## [What is asked]
Exactly as written, retype the listing below, omitting the pictures.

## [Data provided]
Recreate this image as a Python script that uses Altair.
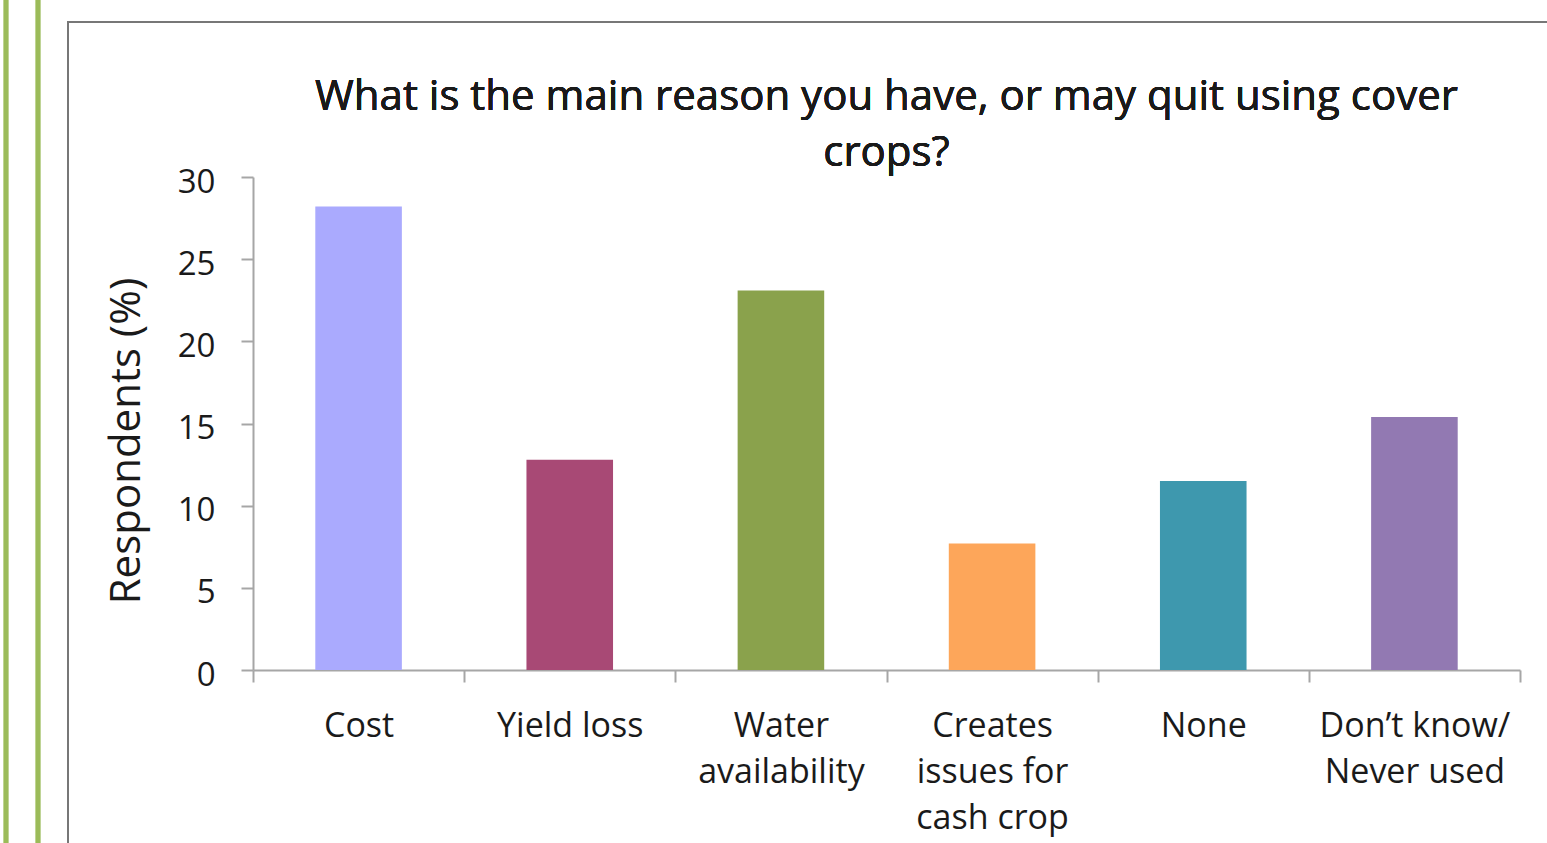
import altair as alt
import pandas as pd

# Survey answers: main reason for quitting (or possibly quitting) cover crops
categories = [
    "Cost",
    "Yield loss",
    "Water\navailability",
    "Creates\nissues for\ncash crop",
    "None",
    "Don\u2019t know/\nNever used",
]
respondents_pct = [28.2, 12.8, 23.1, 7.7, 11.5, 15.4]
bar_colors = ["#AAAAFE", "#A84975", "#8AA24C", "#FDA65A", "#3E98AE", "#9279B2"]
y_ticks = [0, 5, 10, 15, 20, 25, 30]

title_lines = ["What is the main reason you have, or may quit using cover", "crops?"]
y_title = "Respondents (%)"

FONT = "Open Sans"
W, H = 1267, 493
PAD = {"left": 253, "top": 177, "right": 1547 - 253 - W, "bottom": 843 - 177 - H}

df = pd.DataFrame({"reason": categories, "pct": respondents_pct})

x_enc = alt.X(
    "reason:N",
    sort=categories,
    scale=alt.Scale(paddingInner=0, paddingOuter=0),
    axis=alt.Axis(
        title=None,
        labelExpr="split(datum.label, '\\n')",
        labelAngle=0,
        labelFont=FONT,
        labelFontSize=34,
        labelColor="#1a1a1a",
        labelLineHeight=46,
        labelPadding=27,
        labelLimit=0,
        tickBand="extent",
        tickSize=12,
        tickColor="#A6A6A6",
        tickWidth=2,
        domainColor="#A6A6A6",
        domainWidth=2,
    ),
)

bars = alt.Chart(df).mark_bar(width=alt.RelativeBandSize(0.41)).encode(
    x=x_enc,
    y=alt.Y(
        "pct:Q",
        scale=alt.Scale(domain=[0, 30], nice=False),
        axis=alt.Axis(
            values=y_ticks,
            title=y_title,
            titleFont=FONT,
            titleFontSize=42,
            titleFontWeight="normal",
            titleColor="#1a1a1a",
            titleAngle=-90,
            titleX=-127,
            titleY=H / 2 + 17,
            titleAlign="center",
            titleBaseline="middle",
            labelFont=FONT,
            labelFontSize=33,
            labelColor="#1a1a1a",
            labelPadding=26,
            labelOffset=5,
            tickSize=12,
            tickColor="#A6A6A6",
            tickWidth=2,
            domainColor="#A6A6A6",
            domainWidth=2,
            grid=False,
        ),
    ),
    color=alt.Color("reason:N", sort=categories, scale=alt.Scale(domain=categories, range=bar_colors), legend=None),
)

# chart heading, centred over the plot
heading = alt.Chart(df).mark_text(
    font=FONT, fontSize=42, color="#1a1a1a", align="center", baseline="alphabetic", lineHeight=56
).encode(x=alt.value(W / 2), y=alt.value(110 - PAD["top"]), text=alt.value(title_lines))

# page decoration: green margin lines and the chart frame
green = "#9BBB59"
page_bottom = 843 - PAD["top"]
margin_lines = [
    alt.Chart(df).mark_rule(color=green, strokeWidth=4.3).encode(
        x=alt.value(x0), y=alt.value(-PAD["top"]), y2=alt.value(page_bottom)
    )
    for x0 in (6 - PAD["left"], 38 - PAD["left"])
]
frame_left = alt.Chart(df).mark_rule(color="#777777", strokeWidth=2).encode(
    x=alt.value(68 - PAD["left"]), y=alt.value(22 - PAD["top"]), y2=alt.value(page_bottom)
)
frame_top = alt.Chart(df).mark_rule(color="#777777", strokeWidth=2).encode(
    x=alt.value(67 - PAD["left"]), x2=alt.value(1547 - PAD["left"]), y=alt.value(22 - PAD["top"])
)

chart = alt.layer(
    *margin_lines, frame_left, frame_top, bars, heading
).properties(
    width=W,
    height=H,
    padding=PAD,
    autosize=alt.AutoSizeParams(type="none"),
).configure(background="white").configure_view(strokeWidth=0, stroke="transparent")

chart.save("out.html", embed_options={"renderer": "svg", "actions": False})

## [Finished answer]
Recreate this image as a Python script that uses Altair.
import altair as alt
import pandas as pd

# Survey answers: main reason for quitting (or possibly quitting) cover crops
categories = [
    "Cost",
    "Yield loss",
    "Water\navailability",
    "Creates\nissues for\ncash crop",
    "None",
    "Don\u2019t know/\nNever used",
]
respondents_pct = [28.2, 12.8, 23.1, 7.7, 11.5, 15.4]
bar_colors = ["#AAAAFE", "#A84975", "#8AA24C", "#FDA65A", "#3E98AE", "#9279B2"]
y_ticks = [0, 5, 10, 15, 20, 25, 30]

title_lines = ["What is the main reason you have, or may quit using cover", "crops?"]
y_title = "Respondents (%)"

FONT = "Open Sans"
W, H = 1267, 493
PAD = {"left": 253, "top": 177, "right": 1547 - 253 - W, "bottom": 843 - 177 - H}

df = pd.DataFrame({"reason": categories, "pct": respondents_pct})

x_enc = alt.X(
    "reason:N",
    sort=categories,
    scale=alt.Scale(paddingInner=0, paddingOuter=0),
    axis=alt.Axis(
        title=None,
        labelExpr="split(datum.label, '\\n')",
        labelAngle=0,
        labelFont=FONT,
        labelFontSize=34,
        labelColor="#1a1a1a",
        labelLineHeight=46,
        labelPadding=27,
        labelLimit=0,
        tickBand="extent",
        tickSize=12,
        tickColor="#A6A6A6",
        tickWidth=2,
        domainColor="#A6A6A6",
        domainWidth=2,
    ),
)

bars = alt.Chart(df).mark_bar(width=alt.RelativeBandSize(0.41)).encode(
    x=x_enc,
    y=alt.Y(
        "pct:Q",
        scale=alt.Scale(domain=[0, 30], nice=False),
        axis=alt.Axis(
            values=y_ticks,
            title=y_title,
            titleFont=FONT,
            titleFontSize=42,
            titleFontWeight="normal",
            titleColor="#1a1a1a",
            titleAngle=-90,
            titleX=-127,
            titleY=H / 2 + 17,
            titleAlign="center",
            titleBaseline="middle",
            labelFont=FONT,
            labelFontSize=33,
            labelColor="#1a1a1a",
            labelPadding=26,
            labelOffset=5,
            tickSize=12,
            tickColor="#A6A6A6",
            tickWidth=2,
            domainColor="#A6A6A6",
            domainWidth=2,
            grid=False,
        ),
    ),
    color=alt.Color("reason:N", sort=categories, scale=alt.Scale(domain=categories, range=bar_colors), legend=None),
)

# chart heading, centred over the plot
heading = alt.Chart(df).mark_text(
    font=FONT, fontSize=42, color="#1a1a1a", align="center", baseline="alphabetic", lineHeight=56
).encode(x=alt.value(W / 2), y=alt.value(110 - PAD["top"]), text=alt.value(title_lines))

# page decoration: green margin lines and the chart frame
green = "#9BBB59"
page_bottom = 843 - PAD["top"]
margin_lines = [
    alt.Chart(df).mark_rule(color=green, strokeWidth=4.3).encode(
        x=alt.value(x0), y=alt.value(-PAD["top"]), y2=alt.value(page_bottom)
    )
    for x0 in (6 - PAD["left"], 38 - PAD["left"])
]
frame_left = alt.Chart(df).mark_rule(color="#777777", strokeWidth=2).encode(
    x=alt.value(68 - PAD["left"]), y=alt.value(22 - PAD["top"]), y2=alt.value(page_bottom)
)
frame_top = alt.Chart(df).mark_rule(color="#777777", strokeWidth=2).encode(
    x=alt.value(67 - PAD["left"]), x2=alt.value(1547 - PAD["left"]), y=alt.value(22 - PAD["top"])
)

chart = alt.layer(
    *margin_lines, frame_left, frame_top, bars, heading
).properties(
    width=W,
    height=H,
    padding=PAD,
    autosize=alt.AutoSizeParams(type="none"),
).configure(background="white").configure_view(strokeWidth=0, stroke="transparent")

chart.save("out.html", embed_options={"renderer": "svg", "actions": False})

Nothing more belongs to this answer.